*Written task*
In the material below, please retype the lines from the very first through the one with "from matplotlib.patches import Rectangle", exactly and without pictures.

┌──

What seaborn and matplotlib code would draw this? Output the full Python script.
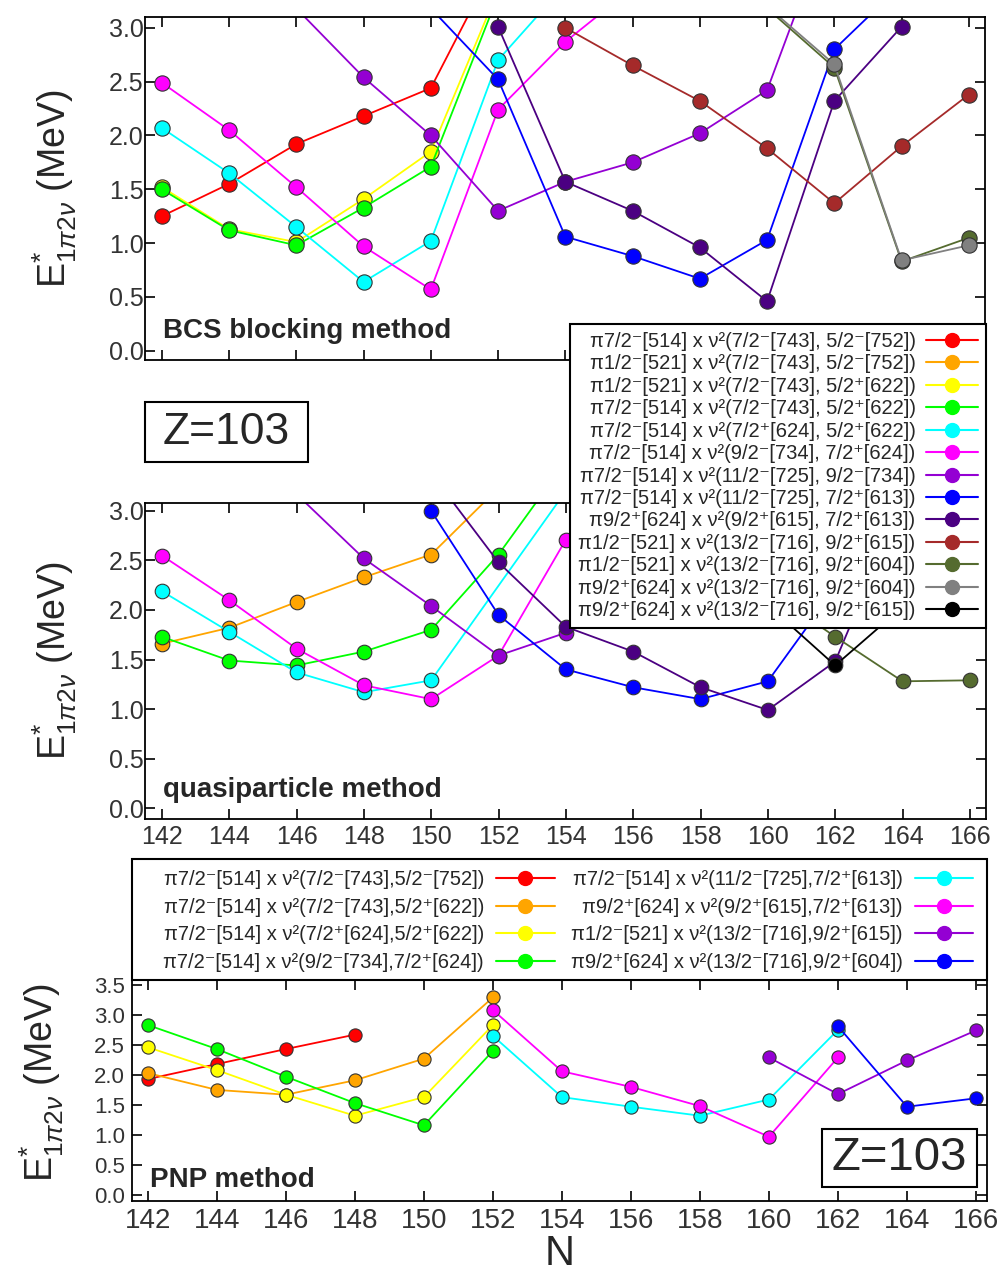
import re
import numpy as np
import pandas as pd
import matplotlib
matplotlib.use("Agg")
import matplotlib.pyplot as plt
import seaborn as sns
from matplotlib.lines import Line2D
from matplotlib.patches import Rectangle

# ------------------------------------------------------------------ data
# configuration labels / colours for the BCS and quasiparticle panels
cfg_labels = [
    "π7/2^-[514] x ν^2(7/2^-[743], 5/2^-[752])",
    "π1/2^-[521] x ν^2(7/2^-[743], 5/2^-[752])",
    "π1/2^-[521] x ν^2(7/2^-[743], 5/2^+[622])",
    "π7/2^-[514] x ν^2(7/2^-[743], 5/2^+[622])",
    "π7/2^-[514] x ν^2(7/2^+[624], 5/2^+[622])",
    "π7/2^-[514] x ν^2(9/2^-[734], 7/2^+[624])",
    "π7/2^-[514] x ν^2(11/2^-[725], 9/2^-[734])",
    "π7/2^-[514] x ν^2(11/2^-[725], 7/2^+[613])",
    "π9/2^+[624] x ν^2(9/2^+[615], 7/2^+[613])",
    "π1/2^-[521] x ν^2(13/2^-[716], 9/2^+[615])",
    "π1/2^-[521] x ν^2(13/2^-[716], 9/2^+[604])",
    "π9/2^+[624] x ν^2(13/2^-[716], 9/2^+[604])",
    "π9/2^+[624] x ν^2(13/2^-[716], 9/2^+[615])",
]
cfg_colors = ["#FF0000", "#FFA500", "#FFFF00", "#00FF00", "#00FFFF", "#FF00FF",
              "#9400D3", "#0000FF", "#4B0082", "#A52A2A", "#556B2F", "#808080",
              "#000000"]

# configuration labels / colours for the PNP panel
pnp_labels = [
    "π7/2^-[514] x ν^2(7/2^-[743],5/2^-[752])",
    "π7/2^-[514] x ν^2(7/2^-[743],5/2^+[622])",
    "π7/2^-[514] x ν^2(7/2^+[624],5/2^+[622])",
    "π7/2^-[514] x ν^2(9/2^-[734],7/2^+[624])",
    "π7/2^-[514] x ν^2(11/2^-[725],7/2^+[613])",
    "π9/2^+[624] x ν^2(9/2^+[615],7/2^+[613])",
    "π1/2^-[521] x ν^2(13/2^-[716],9/2^+[615])",
    "π9/2^+[624] x ν^2(13/2^-[716],9/2^+[604])",
]
pnp_colors = ["#FF0000", "#FFA500", "#FFFF00", "#00FF00",
              "#00FFFF", "#FF00FF", "#9400D3", "#0000FF"]

N_ticks = [142, 144, 146, 148, 150, 152, 154, 156, 158, 160, 162, 164, 166]

# --- BCS blocking method (series index -> N, E)
bcs_red_N = [142, 144, 146, 148, 150, 152]
bcs_red_E = [1.25, 1.55, 1.92, 2.18, 2.44, 3.65]
bcs_yellow_N = [142, 144, 146, 148, 150, 152]
bcs_yellow_E = [1.52, 1.13, 1.01, 1.41, 1.85, 3.35]
bcs_green_N = [142, 144, 146, 148, 150, 152]
bcs_green_E = [1.50, 1.12, 0.98, 1.33, 1.71, 3.30]
bcs_cyan_N = [142, 144, 146, 148, 150, 152, 154]
bcs_cyan_E = [2.07, 1.65, 1.15, 0.64, 1.02, 2.70, 3.40]
bcs_magenta_N = [142, 144, 146, 148, 150, 152, 154, 156]
bcs_magenta_E = [2.49, 2.05, 1.52, 0.97, 0.57, 2.24, 2.87, 3.37]
bcs_purple_N = [146, 148, 150, 152, 154, 156, 158, 160, 162]
bcs_purple_E = [3.18, 2.54, 2.00, 1.30, 1.57, 1.75, 2.02, 2.42, 4.10]
bcs_blue_N = [150, 152, 154, 156, 158, 160, 162, 164]
bcs_blue_E = [3.18, 2.52, 1.06, 0.88, 0.67, 1.03, 2.80, 3.40]
bcs_indigo_N = [152, 154, 156, 158, 160, 162, 164]
bcs_indigo_E = [3.01, 1.57, 1.30, 0.96, 0.46, 2.32, 3.01]
bcs_brown_N = [154, 156, 158, 160, 162, 164, 166]
bcs_brown_E = [3.00, 2.65, 2.32, 1.88, 1.37, 1.90, 2.38]
bcs_olive_N = [160, 162, 164, 166]
bcs_olive_E = [3.18, 2.63, 0.83, 1.05]
bcs_gray_N = [160, 162, 164, 166]
bcs_gray_E = [3.20, 2.66, 0.84, 0.98]

# --- quasiparticle method
qp_orange_N = [142, 144, 146, 148, 150, 152]
qp_orange_E = [1.66, 1.82, 2.08, 2.33, 2.56, 3.23]
qp_green_N = [142, 144, 146, 148, 150, 152, 154]
qp_green_E = [1.73, 1.49, 1.44, 1.58, 1.80, 2.56, 3.50]
qp_cyan_N = [142, 144, 146, 148, 150, 154]
qp_cyan_E = [2.19, 1.78, 1.37, 1.17, 1.29, 3.20]
qp_magenta_N = [142, 144, 146, 148, 150, 152, 154]
qp_magenta_E = [2.55, 2.10, 1.61, 1.24, 1.10, 1.54, 2.71]
qp_purple_N = [146, 148, 150, 152, 154]
qp_purple_E = [3.17, 2.52, 2.04, 1.54, 1.77]
qp_blue_N = [150, 152, 154, 156, 158, 160, 162]
qp_blue_E = [3.00, 1.95, 1.40, 1.22, 1.10, 1.28, 2.22]
qp_indigo_N = [150, 152, 154, 156, 158, 160, 162, 164]
qp_indigo_E = [3.38, 2.48, 1.83, 1.58, 1.22, 0.99, 1.48, 3.10]
qp_olive_N = [160, 162, 164, 166]
qp_olive_E = [2.20, 1.73, 1.28, 1.29]
qp_black_N = [160, 162, 164]
qp_black_E = [2.05, 1.44, 2.03]

# --- PNP method
pnp_red_N = [142, 144, 146, 148]
pnp_red_E = [1.93, 2.18, 2.43, 2.67]
pnp_orange_N = [142, 144, 146, 148, 150, 152]
pnp_orange_E = [2.03, 1.75, 1.67, 1.91, 2.27, 3.29]
pnp_yellow_N = [142, 144, 146, 148, 150, 152]
pnp_yellow_E = [2.46, 2.08, 1.67, 1.32, 1.63, 2.83]
pnp_green_N = [142, 144, 146, 148, 150, 152]
pnp_green_E = [2.83, 2.43, 1.97, 1.53, 1.16, 2.40]
pnp_cyan_N = [152, 154, 156, 158, 160, 162]
pnp_cyan_E = [2.65, 1.63, 1.47, 1.32, 1.59, 2.75]
pnp_magenta_N = [152, 154, 156, 158, 160, 162]
pnp_magenta_E = [3.08, 2.06, 1.80, 1.48, 0.97, 2.29]
pnp_purple_N = [160, 162, 164, 166]
pnp_purple_E = [2.29, 1.68, 2.24, 2.74]
pnp_blue_N = [162, 164, 166]
pnp_blue_E = [2.81, 1.47, 1.61]

# ------------------------------------------------------------------ helpers
SUP = {"-": "\u207b", "+": "\u207a", "2": "\u00b2"}

def sup(s):
    return re.sub(r"\^([-+2])", lambda m: SUP[m.group(1)], s)

def frame(entries):
    rows = []
    for idx, Ns, Es in entries:
        for n, e in zip(Ns, Es):
            rows.append({"cfg": idx, "N": n, "E": e})
    return pd.DataFrame(rows)

bcs_df = frame([(0, bcs_red_N, bcs_red_E), (2, bcs_yellow_N, bcs_yellow_E),
                (3, bcs_green_N, bcs_green_E), (4, bcs_cyan_N, bcs_cyan_E),
                (5, bcs_magenta_N, bcs_magenta_E), (6, bcs_purple_N, bcs_purple_E),
                (7, bcs_blue_N, bcs_blue_E), (8, bcs_indigo_N, bcs_indigo_E),
                (9, bcs_brown_N, bcs_brown_E), (10, bcs_olive_N, bcs_olive_E),
                (11, bcs_gray_N, bcs_gray_E)])
qp_df = frame([(1, qp_orange_N, qp_orange_E), (3, qp_green_N, qp_green_E),
               (4, qp_cyan_N, qp_cyan_E), (5, qp_magenta_N, qp_magenta_E),
               (6, qp_purple_N, qp_purple_E), (7, qp_blue_N, qp_blue_E),
               (8, qp_indigo_N, qp_indigo_E), (10, qp_olive_N, qp_olive_E),
               (12, qp_black_N, qp_black_E)])
pnp_df = frame([(0, pnp_red_N, pnp_red_E), (1, pnp_orange_N, pnp_orange_E),
                (2, pnp_yellow_N, pnp_yellow_E), (3, pnp_green_N, pnp_green_E),
                (4, pnp_cyan_N, pnp_cyan_E), (5, pnp_magenta_N, pnp_magenta_E),
                (6, pnp_purple_N, pnp_purple_E), (7, pnp_blue_N, pnp_blue_E)])

# ------------------------------------------------------------------ style
sns.set_theme(style="ticks")
plt.rcParams["font.family"] = ["Liberation Sans", "DejaVu Sans"]
plt.rcParams["mathtext.fontset"] = "custom"
plt.rcParams["mathtext.rm"] = "Liberation Sans"
plt.rcParams["mathtext.it"] = "Liberation Sans:italic"
plt.rcParams["mathtext.bf"] = "Liberation Sans:bold"

W, H = 1000, 1278
fig = plt.figure(figsize=(W / 100, H / 100), dpi=100)

def box(l, t, r, b):
    return [l / W, 1 - b / H, (r - l) / W, (b - t) / H]

ax1 = fig.add_axes(box(145, 17, 985, 360))
ax2 = fig.add_axes(box(145, 503, 986, 819))
ax3 = fig.add_axes(box(132, 980, 987, 1201))

ylab = r"$\mathrm{E}^{*}_{1\pi2\nu}$ (MeV)"

def draw(ax, df, colors, ms):
    pal = {i: colors[i] for i in df["cfg"].unique()}
    order = sorted(df["cfg"].unique())
    sns.lineplot(data=df, x="N", y="E", hue="cfg", hue_order=order, palette=pal,
                 estimator=None, sort=False, legend=False, ax=ax,
                 marker="o", markersize=ms, markeredgecolor="#333333",
                 markeredgewidth=0.8, linewidth=1.3)

def style(ax, ylim, xlim, yticks, xlabels, ysize, xsize, ypad, xpad):
    ax.set_xlim(*xlim)
    ax.set_ylim(*ylim)
    ax.set_xticks(N_ticks)
    ax.set_yticks(yticks)
    ax.set_yticklabels([f"{v:.1f}" for v in yticks])
    ax.tick_params(direction="in", length=7, width=1.2, top=True, right=True,
                   colors="black", labelcolor="#333333")
    ax.tick_params(axis="y", labelsize=ysize, pad=ypad)
    ax.tick_params(axis="x", labelsize=xsize, pad=xpad, labelbottom=xlabels)
    for sp in ax.spines.values():
        sp.set_linewidth(1.3)
        sp.set_color("black")
    ax.set_xlabel("")

draw(ax1, bcs_df, cfg_colors, 11)
draw(ax2, qp_df, cfg_colors, 10.5)
draw(ax3, pnp_df, pnp_colors, 9.5)

style(ax1, (-0.085, 3.10), (141.5, 166.48), np.arange(0, 3.01, 0.5), False, 18, 18, 1, 4)
style(ax2, (-0.11, 3.08), (141.5, 166.48), np.arange(0, 3.01, 0.5), True, 18, 18, 1, 4)
style(ax3, (-0.10, 3.58), (141.54, 166.32), np.arange(0, 3.51, 0.5), True, 16, 20, 5, 5)

for ax, xc, yc in [(ax1, -0.107, 0.5), (ax2, -0.107, 0.5), (ax3, -0.105, 0.534)]:
    ax.set_ylabel(ylab, fontsize=27, va="center")
    ax.yaxis.set_label_coords(xc, yc)

ax3.set_xlabel("N", fontsize=30, labelpad=0)

# method captions
ax1.text(0.021, 0.064, "BCS blocking method", transform=ax1.transAxes,
         fontsize=20, fontweight="bold", ha="left", va="baseline")
ax2.text(0.021, 0.07, "quasiparticle method", transform=ax2.transAxes,
         fontsize=20, fontweight="bold", ha="left", va="baseline")
ax3.text(0.021, 0.063, "PNP method", transform=ax3.transAxes,
         fontsize=20, fontweight="bold", ha="left", va="baseline")

# Z=103 boxes
def zbox(l, t, r, b, fs):
    fig.patches.append(Rectangle((l / W, 1 - b / H), (r - l) / W, (b - t) / H,
                                 transform=fig.transFigure, facecolor="white",
                                 edgecolor="black", linewidth=1.5, zorder=3))
    fig.text((l + r) / 2 / W, 1 - (t + b) / 2 / H, "Z=103", fontsize=fs,
             ha="center", va="center", zorder=4)

zbox(145, 402, 308, 462, 32)
zbox(822, 1129, 977, 1187, 34)

# legend for BCS / quasiparticle panels
h1 = [Line2D([0], [0], color=c, lw=1.5, marker="o", markersize=10,
             markeredgecolor=c) for c in cfg_colors]
leg1 = fig.legend(h1, [sup(s) for s in cfg_labels], loc="upper right",
                  bbox_to_anchor=(986 / W, 1 - 324 / H), markerfirst=False,
                  frameon=True, fancybox=False, edgecolor="black", framealpha=1,
                  fontsize=14.5, labelspacing=0.17, handlelength=2.6,
                  handletextpad=0.5, borderpad=0.4, borderaxespad=0)
leg1.get_frame().set_linewidth(1.5)

# legend for PNP panel
fig.patches.append(Rectangle((132 / W, 1 - 980 / H), 855 / W, 121 / H,
                             transform=fig.transFigure, facecolor="white",
                             edgecolor="black", linewidth=1.5, zorder=1))
h3 = [Line2D([0], [0], color=c, lw=1.5, marker="o", markersize=10,
             markeredgecolor=c) for c in pnp_colors]
leg3 = fig.legend(h3, [sup(s) for s in pnp_labels], loc="center right",
                  bbox_to_anchor=(973 / W, 1 - 921 / H), ncol=2, markerfirst=False,
                  frameon=False, fontsize=14.5, labelspacing=0.42, handlelength=2.9,
                  handletextpad=0.6, columnspacing=0.8, borderpad=0, borderaxespad=0)

fig.savefig("out.png", dpi=100)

└──

*Written solution*
What seaborn and matplotlib code would draw this? Output the full Python script.
import re
import numpy as np
import pandas as pd
import matplotlib
matplotlib.use("Agg")
import matplotlib.pyplot as plt
import seaborn as sns
from matplotlib.lines import Line2D
from matplotlib.patches import Rectangle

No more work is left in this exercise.